Minister will Beamte besser schützen
Justiz Beim Besuch von Professor Winfried Bausback im Landkreis geht es nicht nur um die Reichsbürger, sondern auch um Akzeptanz und Respekt gegenüber Polizisten und Justizbeamten
Nördlingen Wer ins Nördlinger Amtsgericht will, muss an den beiden Beamten an der Schleuse vorbei. Selbst, wenn es der bayerische Justizminister Professor Winfried Bausback ist. Der nimmt sich gestern Zeit, um mit den beiden ein wenig zu plaudern. Ob denn Besucher mit Waffen kämen, will er wissen. Taschenmesser seien recht häufig, berichten die beiden, meist hätten ältere Männer eines einstecken. Doch neulich hätten sie ein langes Messer beschlagnahmt, ein sogenannter Reichsbürger hatte es ins Gericht mitgebracht: „Das haben wir der Polizei gemeldet.“Angegriffen worden seien sie nicht. Doch anhören mussten sie sich einiges.
Eigentlich war Bausback gestern nach Nördlingen gekommen, um das Amtsgericht mit dem Signet „Bayern barrierefrei“auszuzeichnen – das Gebäude ist auch für Menschen im Rollstuhl oder für Mütter mit Kinderwagen barrierefrei erschlossen. CSU-Landtagsabgeordneter Wolfgang Fackler war dabei, Oberbürgermeister Hermann Faul brachte das goldene Buch der Stadt Nördlingen mit, in das sich Bausback eintrug. Doch gestern war eben auch der Tag, an dem die Reichsbürger die Schlagzeilen dominierten.
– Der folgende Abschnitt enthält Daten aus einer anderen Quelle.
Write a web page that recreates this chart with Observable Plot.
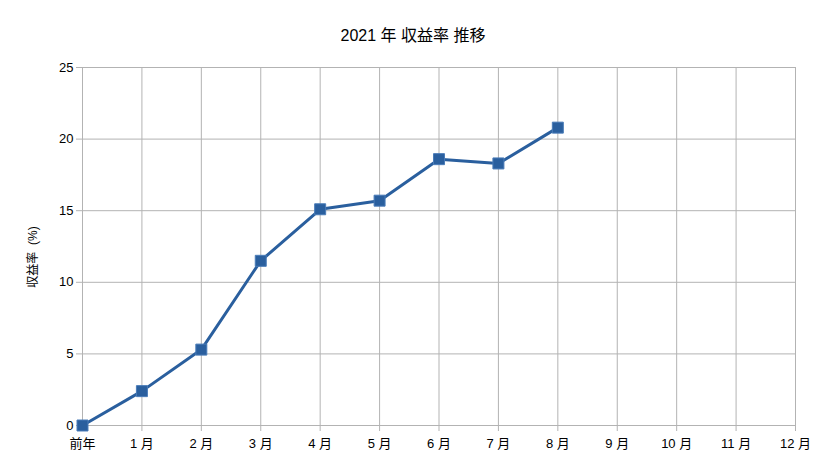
<!DOCTYPE html>
<html><head><meta charset="utf-8">
<script src="https://cdn.jsdelivr.net/npm/d3@7"></script>
<script src="https://cdn.jsdelivr.net/npm/@observablehq/plot@0.6"></script>
<style>
body{margin:0;background:#fff;}
#chart svg{font-family:"Liberation Sans","Noto Sans CJK JP",sans-serif;}
</style>
</head><body><div id="chart"></div>
<script>
const title = "2021 年 収益率 推移";
const yLabel = "収益率 (%)";
const months = ["前年","1 月","2 月","3 月","4 月","5 月","6 月","7 月","8 月","9 月","10 月","11 月","12 月"];
const dataMonths = ["前年","1 月","2 月","3 月","4 月","5 月","6 月","7 月","8 月"];
const returns = [0, 2.4, 5.3, 11.5, 15.1, 15.7, 18.6, 18.3, 20.8];
const yTicks = [0, 5, 10, 15, 20, 25];

const data = dataMonths.map((m, i) => ({month: m, value: returns[i]}));
const color = "#2a5f9e";
const grid = "#b3b3b3";

const chart = Plot.plot({
  width: 826, height: 463,
  marginLeft: 82, marginRight: 31, marginTop: 67, marginBottom: 38,
  style: {fontFamily: '"Liberation Sans","Noto Sans CJK JP",sans-serif', fontSize: "13px", color: "#000", background: "#fff"},
  x: {type: "point", domain: months, padding: 0, round: false},
  y: {domain: [0, 25]},
  marks: [
    Plot.gridX(months, {stroke: grid, strokeOpacity: 1}),
    Plot.gridY(yTicks, {stroke: grid, strokeOpacity: 1}),
    Plot.ruleY([0], {stroke: grid, strokeOpacity: 1}),
    Plot.ruleX([months[0]], {stroke: grid, strokeOpacity: 1}),
    Plot.axisX(months, {tickSize: 6, tickPadding: 7, stroke: grid, fontSize: 13, label: null}),
    Plot.axisY(yTicks, {tickSize: 6, tickPadding: 3, stroke: grid, fontSize: 13, label: null}),
    Plot.line(data, {x: "month", y: "value", stroke: color, strokeWidth: 3}),
    Plot.dot(data, {x: "month", y: "value", symbol: "square", r: 6.2, fill: color, stroke: "#4a7cb8", strokeWidth: 1})
  ]
});
const svg = d3.select(chart);
svg.append("text")
  .attr("x", 413).attr("y", 35)
  .attr("text-anchor", "middle").attr("dominant-baseline", "central")
  .attr("font-size", 16).attr("fill", "#000")
  .text(title);
svg.append("text")
  .attr("transform", "translate(33,257) rotate(-90)")
  .attr("text-anchor", "middle").attr("dominant-baseline", "central")
  .attr("font-size", 12).attr("fill", "#000")
  .attr("xml:space", "preserve")
  .style("white-space", "pre")
  .text("収益率  (%)");
document.getElementById("chart").append(chart);
</script>
</body></html>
Mehr als 1700 Anhänger dieser Bewegung leben mittlerweile im Freistaat. Die Reichsbürger lehnen die Bundesrepublik Deutschland und damit auch ihre Justiz ab. Auch in der Region waren sie in der Vergangenheit aufgefallen – wie etwa bei Prozessen am Amtsgericht in Nördlingen (wir berichteten). Die Richter könnten damit ganz gut umgehen, meinte Amtsgerichtsdirektor Helmut Beyschlag gestern auf Anfrage unserer Zeitung. Doch andere hätten da mehr Sorge – Gerichtsvollzieher beispielsweise, die im Zweifel Forderungen direkt bei den Anhängern der Bewegung „durchfechten“müssten. Und wenn man dann noch wisse, dass der Reichsbürger jede Menge Waffen zu Hause habe, sei die „abstrakte Angst“begründet. In einem bestimmten Fall, so lobt Beyschlag, habe der kurze Dienstweg funktioniert. Das Landratsamt schritt ein, nahm dem betreffenden die Waffen ab. Landrat Stefan Rößle äußert allerdings die Sorge, dass die Akzeptanz gegenüber den Gerichten, ja der Obrigkeit allgemein nachlasse. Wichtig sei es, Bürgernähe zu zeigen.
Dass es nicht nur die Reichsbürger sind, die keinen Respekt vor Angehörigen der Justiz oder vor Polizisten zeigen, hat Minister Bausback selbst erlebt, als er 2012 mit einer Streife mitgefahren ist. Auf dem Weg zu einem Taschendiebstahl sei das Polizeiauto von Passanten bespuckt worden. Das Phänomen des mangelnden Respekts will Bausback auf zwei Ebenen angehen. Erstens über die Erziehung und Bildung. Zum anderen will er die Strafen verschärfen: Bislang, so erklärt Bausback, werde nur der Widerstand gegen Vollstreckungsbeamte bestraft. Dafür müsse der Polizist aber auch etwas tun, beispielsweise eine Person festnehmen. Der Justizminister will sich dafür einsetzen, dass künftig auch allgemein Angriffe auf Beamte härter als die auf andere Bürger bestraft werden, wenn etwa Polizisten als Amtsträger erkennbar sind. Außerdem will er Gerichten mehr Instrumente bieten – beispielsweise das Fahrverbot.
Wie berichtet, plant die Bundesregierung ein Fahrverbot als mögliche Strafe bei kriminellen Vergehen einzuführen. Das Kabinett hat vor Weihnachten einen entsprechenden Gesetzesentwurf beschlossen – der Widerstand von Automobilclubs und Juristen folgte prompt. Bausback verteidigte den Vorschlag gestern in Nördlingen: Gerade im Jugendbereich sei ein Fahrverbot wirksam. Denn die Geldstrafe werde im Zweifelsfall vom gut betuchten Elternhaus übernommen.